As use of the Internet becomes more widespread, more people will obtain intellectual property rights in Web sites they create and domain names they own. Are these considered assets for the purpose of bankruptcy?
Under the bankruptcy code, any intellectual property rights of a debtor are considered property of the bankruptcy estate.
However, the bankruptcy code does not determine the scope of intellectual property rights, which are defined in copyright law, trademark law, or patent law. Under these laws, Web sites and domain names have various copyright and trademark rights. If a debtor owns those intellectual property rights in the Web site, they will be considered part of the bankruptcy estate.
Factors to Consider
Determining the value of a particular intellectual property right, such as the value of a Web site or domain name, is somewhat difficult.
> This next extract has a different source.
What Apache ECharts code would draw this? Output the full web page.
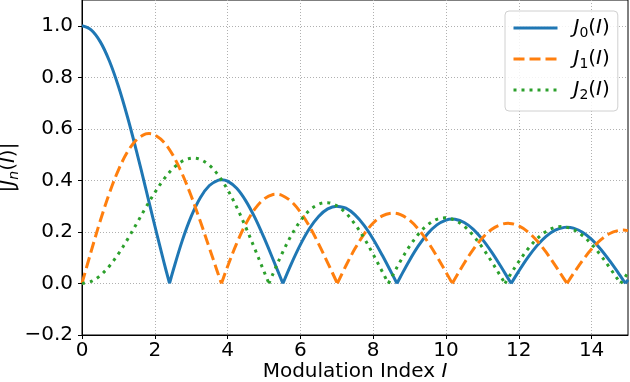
<!DOCTYPE html>
<html>
<head>
<meta charset="utf-8">
<script src="https://cdn.jsdelivr.net/npm/echarts@6/dist/echarts.min.js"></script>
<style>html,body{margin:0;padding:0;background:#fff;}#c{width:630px;height:382px;}</style>
</head>
<body>
<div id="c"></div>
<script>
// |J0(I)|
var j0X = [0,0.25,0.5,0.75,1,1.25,1.5,1.75,2,2.25,2.4048,2.5,2.75,3,3.25,3.5,3.75,3.8317,4,4.25,4.5,4.75,5,5.25,5.5,5.5201,5.75,6,6.25,6.5,6.75,7,7.0156,7.25,7.5,7.75,8,8.25,8.5,8.6537,8.75,9,9.25,9.5,9.75,10,10.1735,10.25,10.5,10.75,11,11.25,11.5,11.75,11.7915,12,12.25,12.5,12.75,13,13.25,13.3237,13.5,13.75,14,14.25,14.5,14.75,14.9309,15];
var j0Y = [1,0.9844,0.9385,0.8642,0.7652,0.6459,0.5118,0.3690,0.2239,0.0827,0,0.0484,0.1643,0.2601,0.3329,0.3801,0.4014,0.4028,0.3971,0.3693,0.3205,0.2552,0.1776,0.0931,0.0068,0,0.0761,0.1506,0.2132,0.2601,0.2896,0.3001,0.3001,0.2920,0.2660,0.2252,0.1717,0.1092,0.0419,0,0.0260,0.0903,0.1475,0.1939,0.2275,0.2459,0.2497,0.2491,0.2367,0.2102,0.1712,0.1227,0.0677,0.0093,0,0.0477,0.1010,0.1469,0.1830,0.2069,0.2177,0.2184,0.2146,0.1989,0.1711,0.1331,0.0874,0.0374,0,0.0142];
// |J1(I)|
var j1X = [0,0.25,0.5,0.75,1,1.25,1.5,1.75,1.8412,2,2.25,2.5,2.75,3,3.25,3.5,3.75,3.8317,4,4.25,4.5,4.75,5,5.25,5.3314,5.5,5.75,6,6.25,6.5,6.75,7,7.0156,7.25,7.5,7.75,8,8.25,8.5,8.5363,8.75,9,9.25,9.5,9.75,10,10.1735,10.25,10.5,10.75,11,11.25,11.5,11.706,11.75,12,12.25,12.5,12.75,13,13.25,13.3237,13.5,13.75,14,14.25,14.5,14.75,14.8636,15];
var j1Y = [0,0.1240,0.2423,0.3492,0.4401,0.5106,0.5579,0.5802,0.5819,0.5767,0.5484,0.4971,0.4261,0.3391,0.2411,0.1374,0.0332,0,0.0660,0.1557,0.2311,0.2893,0.3276,0.3452,0.3461,0.3414,0.3181,0.2767,0.2208,0.1538,0.0803,0.0047,0,0.0687,0.1352,0.1917,0.2346,0.2623,0.2731,0.2733,0.2673,0.2453,0.2092,0.1613,0.1049,0.0435,0,0.0189,0.0786,0.1324,0.1768,0.2094,0.2282,0.2333,0.2331,0.2234,0.2004,0.1655,0.1212,0.0703,0.0161,0,0.0380,0.0889,0.1334,0.1688,0.1940,0.2058,0.2070,0.2051];
// |J2(I)|
var j2X = [0,0.25,0.5,0.75,1,1.25,1.5,1.75,2,2.25,2.5,2.75,3,3.0542,3.25,3.5,3.75,4,4.25,4.5,4.75,5,5.1356,5.25,5.5,5.75,6,6.25,6.5,6.7061,6.75,7,7.25,7.5,7.75,8,8.25,8.4172,8.5,8.75,9,9.25,9.5,9.75,9.9695,10,10.25,10.5,10.75,11,11.25,11.5,11.6198,11.75,12,12.25,12.5,12.75,13,13.1704,13.25,13.5,13.75,14,14.25,14.5,14.75,14.796,15];
var j2Y = [0,0.0078,0.0306,0.0671,0.1149,0.1711,0.2321,0.2940,0.3528,0.4047,0.4461,0.4742,0.4861,0.4865,0.4813,0.4586,0.4191,0.3641,0.2960,0.2179,0.1334,0.0466,0,0.0384,0.1173,0.1867,0.2429,0.2839,0.3074,0.3135,0.3134,0.3014,0.2730,0.2300,0.1757,0.1130,0.0456,0,0.0223,0.0871,0.1448,0.1927,0.2279,0.2490,0.2547,0.2546,0.2454,0.2217,0.1856,0.1391,0.0855,0.0280,0,0.0304,0.0849,0.1337,0.1734,0.2020,0.2178,0.2208,0.2201,0.2090,0.1860,0.1520,0.1094,0.0605,0.0095,0,0.0416];

var xTicks = [0,2,4,6,8,10,12,14];
var yTicks = [-0.2,0,0.2,0.4,0.6,0.8,1.0];

// pair x/y; break the line at interior zeros so each lobe is smoothed separately (keeps the cusps sharp)
function pairs(xs, ys){
  var out = [], n = Math.min(xs.length, ys.length);
  for (var i = 0; i < n; i++) {
    out.push([xs[i], ys[i]]);
    if (ys[i] === 0 && i > 0 && i < n - 1) {
      out.push([xs[i], null]);
      out.push([xs[i], ys[i]]);
    }
  }
  return out;
}

var FONT = 'DejaVu Sans';
var FS = 20;
var richBase = {
  i: {fontFamily: FONT, fontStyle: 'italic', fontSize: FS, lineHeight: 24, color: '#000'},
  n: {fontFamily: FONT, fontSize: FS, lineHeight: 24, color: '#000'},
  s: {fontFamily: FONT, fontSize: 14, lineHeight: 13, verticalAlign: 'bottom', color: '#000'},
  si: {fontFamily: FONT, fontStyle: 'italic', fontSize: 14, lineHeight: 13, verticalAlign: 'bottom', color: '#000'},
  sp: {width: 11, fontSize: FS, lineHeight: 24}
};
var legendLabels = {
  J0: '{sp|}{i|J}{s|0}{n|(}{i|I}{n|)}',
  J1: '{sp|}{i|J}{s|1}{n|(}{i|I}{n|)}',
  J2: '{sp|}{i|J}{s|2}{n|(}{i|I}{n|)}'
};

var chart = echarts.init(document.getElementById('c'), null, {renderer: 'canvas'});
chart.setOption({
  animation: false,
  backgroundColor: '#fff',
  textStyle: {fontFamily: FONT},
  grid: {left: 82, right: 2, top: 0, bottom: 47, containLabel: false, outerBoundsMode: 'none',
    show: true, borderColor: '#000', borderWidth: 1, backgroundColor: 'transparent'},
  legend: {
    orient: 'vertical',
    left: 505, top: 11,
    padding: [7, 8, 9, 7],
    itemWidth: 44, itemHeight: 14, itemGap: 9,
    backgroundColor: 'rgba(255,255,255,0.85)',
    borderColor: '#d0d0d0', borderWidth: 1, borderRadius: 4,
    lineStyle: {width: 3},
    itemStyle: {opacity: 0},
    formatter: function(name){ return legendLabels[name]; },
    textStyle: {fontFamily: FONT, fontSize: FS, rich: richBase},
    data: ['J0','J1','J2']
  },
  xAxis: {
    type: 'value', min: 0, max: 15, interval: 2,
    name: '{n|Modulation Index }{i|I}',
    nameLocation: 'middle', nameGap: 25, nameMoveOverlap: false,
    nameTextStyle: {fontFamily: FONT, fontSize: FS, color: '#000', rich: richBase},
    axisLine: {show: true, onZero: false, lineStyle: {color: '#000', width: 1}},
    axisTick: {show: true, length: 4, lineStyle: {color: '#000'}, customValues: xTicks},
    axisLabel: {fontFamily: FONT, fontSize: FS, color: '#000', margin: 6, customValues: xTicks,
      formatter: function(v){ return String(v); }},
    splitLine: {show: true, lineStyle: {color: '#b0b0b0', width: 1, type: [1, 2]}}
  },
  yAxis: {
    type: 'value', min: -0.2, max: 1.1, interval: 0.2,
    name: '{n||}{i|J}{si|n}{n|(}{i|I}{n|)|}',
    nameLocation: 'middle', nameGap: 61, nameMoveOverlap: false,
    nameTextStyle: {fontFamily: FONT, fontSize: FS, color: '#000', rich: richBase},
    axisLine: {show: true, onZero: false, lineStyle: {color: '#000', width: 1}},
    axisTick: {show: true, length: 4, lineStyle: {color: '#000'}, customValues: yTicks},
    axisLabel: {fontFamily: FONT, fontSize: FS, color: '#000', margin: 9, customValues: yTicks,
      formatter: function(v){ return (v < -1e-9 ? '\u2212' : '') + Math.abs(v).toFixed(1); }},
    splitLine: {show: true, lineStyle: {color: '#b0b0b0', width: 1, type: [1, 2]}}
  },
  series: [
    {name: 'J0', type: 'line', data: pairs(j0X, j0Y), showSymbol: false, symbol: 'none',
      smooth: 0.35, connectNulls: false,
      lineStyle: {color: '#1f77b4', width: 3, type: 'solid', join: 'round'}, itemStyle: {color: '#1f77b4'}, z: 3},
    {name: 'J1', type: 'line', data: pairs(j1X, j1Y), showSymbol: false, symbol: 'none',
      smooth: 0.35, connectNulls: false,
      lineStyle: {color: '#ff7f0e', width: 3, type: [11, 5], join: 'round'}, itemStyle: {color: '#ff7f0e'}, z: 3},
    {name: 'J2', type: 'line', data: pairs(j2X, j2Y), showSymbol: false, symbol: 'none',
      smooth: 0.35, connectNulls: false,
      lineStyle: {color: '#2ca02c', width: 3, type: [3, 5], join: 'round'}, itemStyle: {color: '#2ca02c'}, z: 3}
  ]
});
</script>
</body>
</html>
Many factors must be considered:
Whether the domain name or Web site is in use
Whether it is generating income and how much
Whether the Web site or domain name has value and is in a market that generates advertising income from other businesses
In the bankruptcy context, treatment of Web sites and domain names as assets of the debtor remain are uncertain. These items are intangible, with no easily ascertainable value, particularly where a Web site and domain name are personal in nature and not for profit. In this case, the bankruptcy trustee may believe the value, if any, is negligible.
However, where the Web site and domain name are owned and operated by a debtor in connection with his or her business, there may be significant value. Currently, no exemption amount exists for these types of intellectual property rights.